-------- Data for processing

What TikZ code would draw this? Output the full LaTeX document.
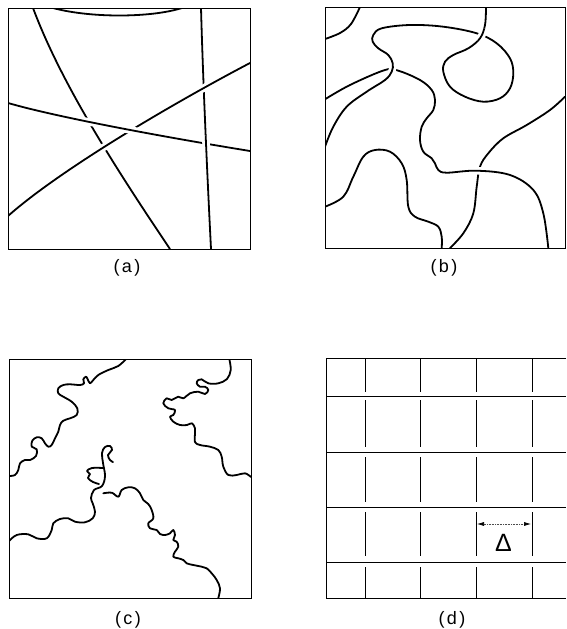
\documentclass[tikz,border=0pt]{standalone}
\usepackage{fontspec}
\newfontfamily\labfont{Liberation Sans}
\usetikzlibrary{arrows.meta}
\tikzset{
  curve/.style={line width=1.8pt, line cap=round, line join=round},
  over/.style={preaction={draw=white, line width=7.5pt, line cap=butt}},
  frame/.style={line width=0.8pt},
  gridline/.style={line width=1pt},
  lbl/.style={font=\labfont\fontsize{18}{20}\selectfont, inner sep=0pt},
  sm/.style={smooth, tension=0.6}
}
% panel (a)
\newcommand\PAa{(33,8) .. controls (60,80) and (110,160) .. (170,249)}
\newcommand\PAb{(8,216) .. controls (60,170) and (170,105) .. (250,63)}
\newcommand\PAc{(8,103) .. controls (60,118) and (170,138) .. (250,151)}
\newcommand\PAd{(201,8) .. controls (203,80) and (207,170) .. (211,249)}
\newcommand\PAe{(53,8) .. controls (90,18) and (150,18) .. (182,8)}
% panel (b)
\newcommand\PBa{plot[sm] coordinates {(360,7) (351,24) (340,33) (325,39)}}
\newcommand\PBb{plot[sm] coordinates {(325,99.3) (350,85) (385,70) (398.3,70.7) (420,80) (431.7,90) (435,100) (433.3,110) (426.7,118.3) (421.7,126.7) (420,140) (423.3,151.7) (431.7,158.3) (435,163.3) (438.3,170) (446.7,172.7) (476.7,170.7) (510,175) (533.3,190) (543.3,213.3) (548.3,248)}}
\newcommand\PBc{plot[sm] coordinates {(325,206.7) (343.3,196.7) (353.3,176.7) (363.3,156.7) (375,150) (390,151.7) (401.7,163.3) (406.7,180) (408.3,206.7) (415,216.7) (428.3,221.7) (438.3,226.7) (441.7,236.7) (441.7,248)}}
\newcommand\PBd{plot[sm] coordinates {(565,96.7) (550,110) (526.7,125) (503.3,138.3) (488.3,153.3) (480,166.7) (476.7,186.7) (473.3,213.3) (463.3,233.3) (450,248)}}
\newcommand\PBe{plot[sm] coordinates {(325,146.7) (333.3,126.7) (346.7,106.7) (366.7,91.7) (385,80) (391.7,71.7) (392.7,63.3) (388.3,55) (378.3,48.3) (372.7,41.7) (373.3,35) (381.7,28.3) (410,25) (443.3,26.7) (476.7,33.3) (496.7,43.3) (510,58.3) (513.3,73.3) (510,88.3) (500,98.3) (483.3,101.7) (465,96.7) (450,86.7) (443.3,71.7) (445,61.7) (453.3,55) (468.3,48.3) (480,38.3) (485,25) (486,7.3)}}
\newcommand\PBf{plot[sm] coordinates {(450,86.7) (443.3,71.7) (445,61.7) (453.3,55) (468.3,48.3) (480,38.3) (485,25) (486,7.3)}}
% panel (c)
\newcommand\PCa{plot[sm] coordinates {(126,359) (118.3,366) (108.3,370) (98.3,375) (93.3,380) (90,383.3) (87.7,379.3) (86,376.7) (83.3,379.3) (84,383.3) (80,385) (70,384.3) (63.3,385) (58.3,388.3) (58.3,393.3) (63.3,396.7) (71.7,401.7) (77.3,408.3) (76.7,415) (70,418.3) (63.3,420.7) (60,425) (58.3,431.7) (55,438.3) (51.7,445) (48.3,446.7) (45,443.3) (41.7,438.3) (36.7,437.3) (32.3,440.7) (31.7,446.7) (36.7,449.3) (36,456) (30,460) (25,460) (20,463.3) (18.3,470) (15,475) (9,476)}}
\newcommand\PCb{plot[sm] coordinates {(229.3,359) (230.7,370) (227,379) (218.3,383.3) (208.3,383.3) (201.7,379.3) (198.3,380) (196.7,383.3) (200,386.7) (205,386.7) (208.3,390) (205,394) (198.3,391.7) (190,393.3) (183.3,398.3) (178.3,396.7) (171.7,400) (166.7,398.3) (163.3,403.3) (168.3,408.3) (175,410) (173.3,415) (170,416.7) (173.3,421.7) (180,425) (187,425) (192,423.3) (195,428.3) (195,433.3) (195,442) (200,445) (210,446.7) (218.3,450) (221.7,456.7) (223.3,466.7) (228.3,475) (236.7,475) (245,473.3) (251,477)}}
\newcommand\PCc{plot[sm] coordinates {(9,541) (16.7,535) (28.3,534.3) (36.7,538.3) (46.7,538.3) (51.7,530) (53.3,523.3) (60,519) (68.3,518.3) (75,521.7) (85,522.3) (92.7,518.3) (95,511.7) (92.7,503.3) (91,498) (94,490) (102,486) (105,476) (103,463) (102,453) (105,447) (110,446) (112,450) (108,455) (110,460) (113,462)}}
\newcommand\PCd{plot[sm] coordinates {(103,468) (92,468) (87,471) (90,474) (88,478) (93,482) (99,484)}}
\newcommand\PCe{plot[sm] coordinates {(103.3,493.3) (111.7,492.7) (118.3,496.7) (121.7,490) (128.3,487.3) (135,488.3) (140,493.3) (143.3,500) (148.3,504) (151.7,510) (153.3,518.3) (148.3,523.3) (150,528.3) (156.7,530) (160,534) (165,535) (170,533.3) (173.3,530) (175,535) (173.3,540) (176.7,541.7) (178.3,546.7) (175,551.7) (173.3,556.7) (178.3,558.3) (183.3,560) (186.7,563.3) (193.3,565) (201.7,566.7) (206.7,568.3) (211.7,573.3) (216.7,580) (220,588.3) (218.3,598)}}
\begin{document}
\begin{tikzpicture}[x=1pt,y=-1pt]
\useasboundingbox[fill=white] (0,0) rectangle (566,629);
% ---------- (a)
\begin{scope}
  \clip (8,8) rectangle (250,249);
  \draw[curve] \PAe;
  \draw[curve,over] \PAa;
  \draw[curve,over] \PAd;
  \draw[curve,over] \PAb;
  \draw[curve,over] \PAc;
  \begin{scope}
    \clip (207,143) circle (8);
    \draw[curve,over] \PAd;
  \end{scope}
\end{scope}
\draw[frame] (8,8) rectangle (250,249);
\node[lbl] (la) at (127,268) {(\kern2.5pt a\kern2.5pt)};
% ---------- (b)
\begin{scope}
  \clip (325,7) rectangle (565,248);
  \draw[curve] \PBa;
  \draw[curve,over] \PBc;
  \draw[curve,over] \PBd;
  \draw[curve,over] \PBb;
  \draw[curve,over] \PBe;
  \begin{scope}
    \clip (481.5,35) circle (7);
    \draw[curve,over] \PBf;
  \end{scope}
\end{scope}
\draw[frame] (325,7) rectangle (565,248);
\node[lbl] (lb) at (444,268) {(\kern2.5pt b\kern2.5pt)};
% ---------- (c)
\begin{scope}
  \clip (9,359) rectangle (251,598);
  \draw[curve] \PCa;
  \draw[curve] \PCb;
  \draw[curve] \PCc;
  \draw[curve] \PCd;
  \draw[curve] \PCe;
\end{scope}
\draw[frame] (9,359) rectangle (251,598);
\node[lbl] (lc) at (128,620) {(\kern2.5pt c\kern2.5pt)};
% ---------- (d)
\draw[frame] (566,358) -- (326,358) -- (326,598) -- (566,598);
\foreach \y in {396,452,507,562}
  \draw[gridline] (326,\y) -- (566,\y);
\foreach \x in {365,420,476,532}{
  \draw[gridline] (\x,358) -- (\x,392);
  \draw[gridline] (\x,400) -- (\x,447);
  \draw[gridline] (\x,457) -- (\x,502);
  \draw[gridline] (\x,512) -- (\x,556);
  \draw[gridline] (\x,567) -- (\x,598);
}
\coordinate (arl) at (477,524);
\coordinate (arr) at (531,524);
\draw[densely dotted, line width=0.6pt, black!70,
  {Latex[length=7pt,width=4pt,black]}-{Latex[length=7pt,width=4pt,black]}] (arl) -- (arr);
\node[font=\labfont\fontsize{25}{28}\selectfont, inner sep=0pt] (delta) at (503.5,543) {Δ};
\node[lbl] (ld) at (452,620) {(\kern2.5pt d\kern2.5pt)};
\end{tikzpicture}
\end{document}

----------------
-------- Data for processing

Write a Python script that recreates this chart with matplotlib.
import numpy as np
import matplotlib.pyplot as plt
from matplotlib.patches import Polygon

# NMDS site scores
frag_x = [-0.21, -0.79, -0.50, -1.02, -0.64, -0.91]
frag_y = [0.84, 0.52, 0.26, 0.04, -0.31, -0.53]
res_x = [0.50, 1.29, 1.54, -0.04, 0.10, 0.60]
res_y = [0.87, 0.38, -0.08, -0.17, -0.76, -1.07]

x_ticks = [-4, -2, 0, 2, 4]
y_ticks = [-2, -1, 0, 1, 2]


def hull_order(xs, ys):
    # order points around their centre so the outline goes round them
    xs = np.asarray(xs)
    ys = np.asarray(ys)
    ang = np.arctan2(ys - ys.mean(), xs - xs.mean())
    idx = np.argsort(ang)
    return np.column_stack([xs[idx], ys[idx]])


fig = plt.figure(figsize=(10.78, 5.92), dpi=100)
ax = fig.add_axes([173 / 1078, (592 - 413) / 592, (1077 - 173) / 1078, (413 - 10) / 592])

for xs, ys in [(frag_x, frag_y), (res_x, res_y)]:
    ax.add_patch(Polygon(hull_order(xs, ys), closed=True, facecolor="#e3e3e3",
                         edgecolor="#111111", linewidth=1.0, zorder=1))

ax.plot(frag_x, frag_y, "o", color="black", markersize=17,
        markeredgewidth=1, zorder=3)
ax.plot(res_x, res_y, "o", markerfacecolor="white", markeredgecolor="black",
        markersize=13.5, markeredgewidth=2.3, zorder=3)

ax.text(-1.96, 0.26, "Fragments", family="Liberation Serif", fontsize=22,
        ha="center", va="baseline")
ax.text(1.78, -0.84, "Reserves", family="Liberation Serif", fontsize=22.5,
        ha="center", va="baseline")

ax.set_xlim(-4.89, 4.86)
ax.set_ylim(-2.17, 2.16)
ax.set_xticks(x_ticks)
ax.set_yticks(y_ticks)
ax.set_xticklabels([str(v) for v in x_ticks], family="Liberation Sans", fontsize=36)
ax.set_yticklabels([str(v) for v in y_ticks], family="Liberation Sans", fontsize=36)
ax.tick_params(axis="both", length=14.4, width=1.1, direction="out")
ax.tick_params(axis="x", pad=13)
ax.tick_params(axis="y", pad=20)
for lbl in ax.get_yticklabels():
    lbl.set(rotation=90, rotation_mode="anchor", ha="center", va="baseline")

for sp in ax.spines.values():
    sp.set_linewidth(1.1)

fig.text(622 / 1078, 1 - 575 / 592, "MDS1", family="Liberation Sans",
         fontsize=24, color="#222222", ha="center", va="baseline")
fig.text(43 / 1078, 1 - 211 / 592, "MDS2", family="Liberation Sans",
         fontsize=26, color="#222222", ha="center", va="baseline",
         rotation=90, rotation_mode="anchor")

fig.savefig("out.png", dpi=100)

----------------

**What the task requires**
Scan the lines for the string "matplotlib". Pick out every line that has it.

**Solution**
Write a Python script that recreates this chart with matplotlib.
import matplotlib.pyplot as plt
from matplotlib.patches import Polygon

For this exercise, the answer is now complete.